Forestry and Land Management: Supports forest health assessment, tree species identification, and land use monitoring.

Research Insights

Pixxel Space's project is founded on valuable insights:

Light Interaction in the Atmosphere: Understanding how light interacts with the atmosphere is vital for collecting accurate hyperspectral data.
Machine Requirements: Determining the speed and degrees of freedom needed at different heights to optimize data collection.

Guide: Dr. Rahul Raj (Senior Research Scientist at Pixxel Space), Tejaswi Hareesh (VP Mechanics Subsystem)

Design:

The project encompasses several design phases:

Hardware Requirements: The hardware for the autonomous robotic actuator machine is meticulously planned.

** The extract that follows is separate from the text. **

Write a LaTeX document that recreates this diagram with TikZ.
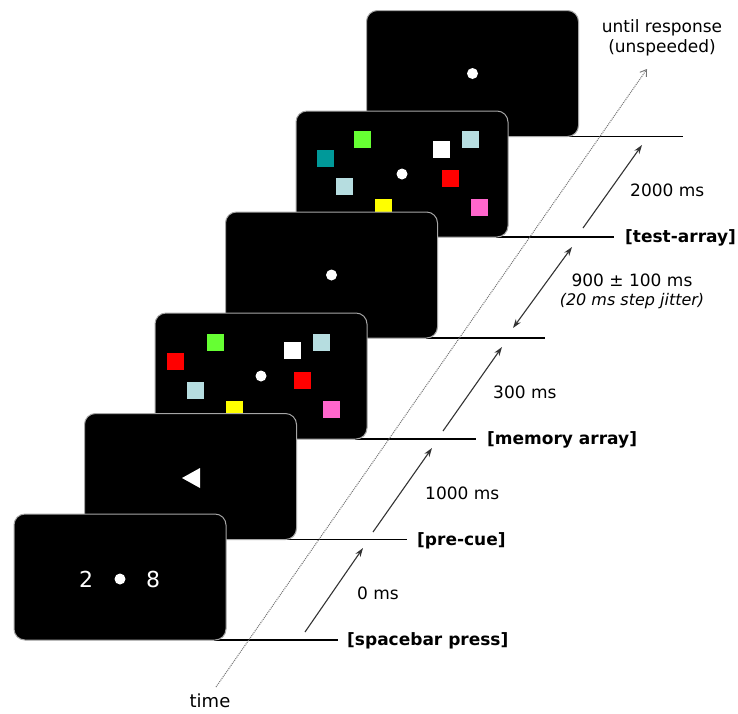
\documentclass[tikz,border=0pt]{standalone}
\usepackage{fontspec}
\setmainfont{DejaVu Sans}
\usetikzlibrary{arrows.meta,calc}
\definecolor{cgreen}{HTML}{66FF33}
\definecolor{cred}{HTML}{FF0000}
\definecolor{cblue}{HTML}{B6DDE0}
\definecolor{cyellow}{HTML}{FFFF00}
\definecolor{cteal}{HTML}{009999}
\definecolor{cpink}{HTML}{FF66CC}
\pgfdeclarelayer{bg}
\pgfsetlayers{bg,main}
\tikzset{
  screen/.style={draw=black!35, line width=1pt, fill=black, rounded corners=11pt,
    minimum width=212pt, minimum height=126pt, inner sep=0pt, outer sep=0pt},
  fixdot/.style={circle, fill=white, minimum size=11pt, inner sep=0pt},
  sq/.style={fill=#1, minimum size=17pt, inner sep=0pt, anchor=north west},
  onsetline/.style={line width=1.2pt, black},
  evlabel/.style={font=\fontsize{17}{20}\selectfont\bfseries, anchor=west, inner sep=0pt},
  durlabel/.style={font=\fontsize{17}{20}\selectfont, anchor=west, inner sep=0pt},
  durarrow/.style={-{Stealth[length=9pt,width=6pt]}, line width=1.1pt, black!80},
  durarrowboth/.style={{Stealth[length=9pt,width=6pt]}-{Stealth[length=9pt,width=6pt]}, line width=1.1pt, black!80},
  timeline/.style={densely dotted, line width=1pt, black!55,
    -{Straight Barb[length=6pt,width=8pt,line width=0.9pt]}},
  digit/.style={text=white, font=\fontsize{22}{22}\selectfont, inner sep=0pt},
}
\begin{document}
\begin{tikzpicture}[x=1pt,y=-1pt]
\begin{pgfonlayer}{bg}
\fill[white] (0,0) rectangle (738,713);
\end{pgfonlayer}
\useasboundingbox (0,0) rectangle (738,713);

% x positions of the right ends of the onset lines
\coordinate (e0) at (338,0);
\coordinate (e1) at (407,0);
\coordinate (e2) at (476,0);
\coordinate (e3) at (545,0);
\coordinate (e4) at (614,0);
\coordinate (e5) at (683,0);

% screen 5: final fixation
\node[screen] (s5) at (472.5,73.5) {};
\node[fixdot] (f5) at (s5.center) {};
\begin{pgfonlayer}{bg}
\draw[onsetline] ($(s5.south east)+(-12,0)$) -- (s5.south east -| e5);
\end{pgfonlayer}

% screen 4: test array
\node[screen] (s4) at (402,174) {};
\node[sq=cgreen]  (t1) at ($(s4.north west)+(58,20)$) {};
\node[sq=cteal]   (t2) at ($(s4.north west)+(21,39)$) {};
\node[sq=cblue]   (t3) at ($(s4.north west)+(40,67)$) {};
\node[sq=cyellow] (t4) at ($(s4.north west)+(79,88)$) {};
\node[sq=white]   (t5) at ($(s4.north west)+(137,30)$) {};
\node[sq=cblue]   (t6) at ($(s4.north west)+(166,20)$) {};
\node[sq=cred]    (t7) at ($(s4.north west)+(146,59)$) {};
\node[sq=cpink]   (t8) at ($(s4.north west)+(175,88)$) {};
\node[fixdot] (f4) at (s4.center) {};
\begin{pgfonlayer}{bg}
\draw[onsetline] ($(s4.south east)+(-12,0)$) -- (s4.south east -| e4);
\end{pgfonlayer}

% screen 3: delay
\node[screen] (s3) at (331.5,275) {};
\node[fixdot] (f3) at (s3.center) {};
\begin{pgfonlayer}{bg}
\draw[onsetline] ($(s3.south east)+(-12,0)$) -- (s3.south east -| e3);
\end{pgfonlayer}

% screen 2: memory array
\node[screen] (s2) at (261,376) {};
\node[sq=cgreen]  (m1) at ($(s2.north west)+(52,21)$) {};
\node[sq=cred]    (m2) at ($(s2.north west)+(12,40)$) {};
\node[sq=cblue]   (m3) at ($(s2.north west)+(32,69)$) {};
\node[sq=cyellow] (m4) at ($(s2.north west)+(71,88)$) {};
\node[sq=white]   (m5) at ($(s2.north west)+(129,29)$) {};
\node[sq=cblue]   (m6) at ($(s2.north west)+(158,21)$) {};
\node[sq=cred]    (m7) at ($(s2.north west)+(139,59)$) {};
\node[sq=cpink]   (m8) at ($(s2.north west)+(168,88)$) {};
\node[fixdot] (f2) at (s2.center) {};
\begin{pgfonlayer}{bg}
\draw[onsetline] ($(s2.south east)+(-12,0)$) -- (s2.south east -| e2);
\end{pgfonlayer}

% screen 1: pre-cue
\node[screen] (s1) at (190.5,476.5) {};
\fill[white] ($(s1.center)+(-8.5,1.5)$) -- ($(s1.center)+(9.5,-8.5)$) -- ($(s1.center)+(9.5,11.5)$) -- cycle;
\begin{pgfonlayer}{bg}
\draw[onsetline] ($(s1.south east)+(-12,0)$) -- (s1.south east -| e1);
\end{pgfonlayer}

% screen 0: start
\node[screen] (s0) at (120,577) {};
\node[fixdot] (f0) at ($(s0.center)+(0,2)$) {};
\node[digit] (d2) at (86,579) {2};
\node[digit] (d8) at (153,579) {8};
\begin{pgfonlayer}{bg}
\draw[onsetline] ($(s0.south east)+(-12,0)$) -- (s0.south east -| e0);
\end{pgfonlayer}

% event labels
\node[evlabel] (l0) at ($(s0.south east -| e0)+(9,1)$) {[spacebar press]};
\node[evlabel] (l1) at ($(s1.south east -| e1)+(10,1)$) {[pre-cue]};
\node[evlabel] (l2) at ($(s2.south east -| e2)+(11,1)$) {[memory array]};
\node[evlabel] (l4) at ($(s4.south east -| e4)+(11,1)$) {[test-array]};

% duration arrows
\coordinate (a0s) at (305,632); \coordinate (a0e) at (363,548);
\coordinate (a1s) at (373,532); \coordinate (a1e) at (432,448);
\coordinate (a2s) at (443,431); \coordinate (a2e) at (502,347);
\coordinate (a3s) at (513,328); \coordinate (a3e) at (572,247);
\coordinate (a4s) at (583,228); \coordinate (a4e) at (642,145);
\draw[durarrow] (a0s) -- (a0e);
\draw[durarrow] (a1s) -- (a1e);
\draw[durarrow] (a2s) -- (a2e);
\draw[durarrowboth] (a3s) -- (a3e);
\draw[durarrow] (a4s) -- (a4e);

\node[durlabel] (d0) at (357,593) {0 ms};
\node[durlabel] (d1) at (425,493) {1000 ms};
\node[durlabel] (d2l) at (493,392) {300 ms};
\node[font=\fontsize{17}{19}\selectfont, align=center, inner sep=0pt] (d3) at (632,291)
  {900 ± 100 ms\\{\fontsize{16}{19}\selectfont\itshape (20 ms step jitter)}};
\node[durlabel] (d4) at (630,190) {2000 ms};

% time axis
\node[font=\fontsize{18}{21}\selectfont, inner sep=0pt] (timelbl) at (210,701) {time};
\node[font=\fontsize{17}{20}\selectfont, align=center, inner sep=0pt] (until) at (662,38)
  {until response\\(unspeeded)};
\coordinate (t0) at (216,687);
\coordinate (tend) at (647,69);
\draw[timeline] (t0) -- (tend);
\end{tikzpicture}
\end{document}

This includes the design of the entire setup and the consideration of deformation analysis to ensure optimal performance.
Manufacturing: Renowned tools like 3D printing and laser cutting are employed to manufacture the equipment.
Motor Control Systems: A comparative study of motor control systems is undertaken to select the most suitable solution for the project.
Coding: The development of autonomous machine code, with software platforms such as Arduino IDE and Protuner CS-D, is essential for precise control.

Prototyping:

A robust robotic autonomous setup is constructed and tested to capture hyperspectral data in real-world scenarios. The data collected from different vegetation species is critical for calibration and speed assessment, contributing to data correction protocols.

Future Work

The Pixxel Space project is an ongoing initiative with several future goals:

Robot Usecases: The project aims to incorporate actuators into the fields to collect data and calibrate hyperspectral data received from satellites.
Artificial Intelligence Models: The machine will play a pivotal role in creating artificial intelligence models to correct and refine data, aligning with the long-term objectives of Pixxel Space's R&D department.

Reflections:

I got to work on multidisciplinary domains, and it has broadened my horizons, enriched my problem-solving skills, and allowed me to contribute to cutting-edge solutions that address complex, real-world challenges.
The project has been applied to analyze spectral signatures related to both oil leakage and agricultural data, enhancing the insights derived from climate-related information.
The project evolves, to contribute to our understanding of our planet's dynamic ecosystems and climate, and to the development of cutting-edge artificial intelligence models that will shape the future of space exploration and Earth observation.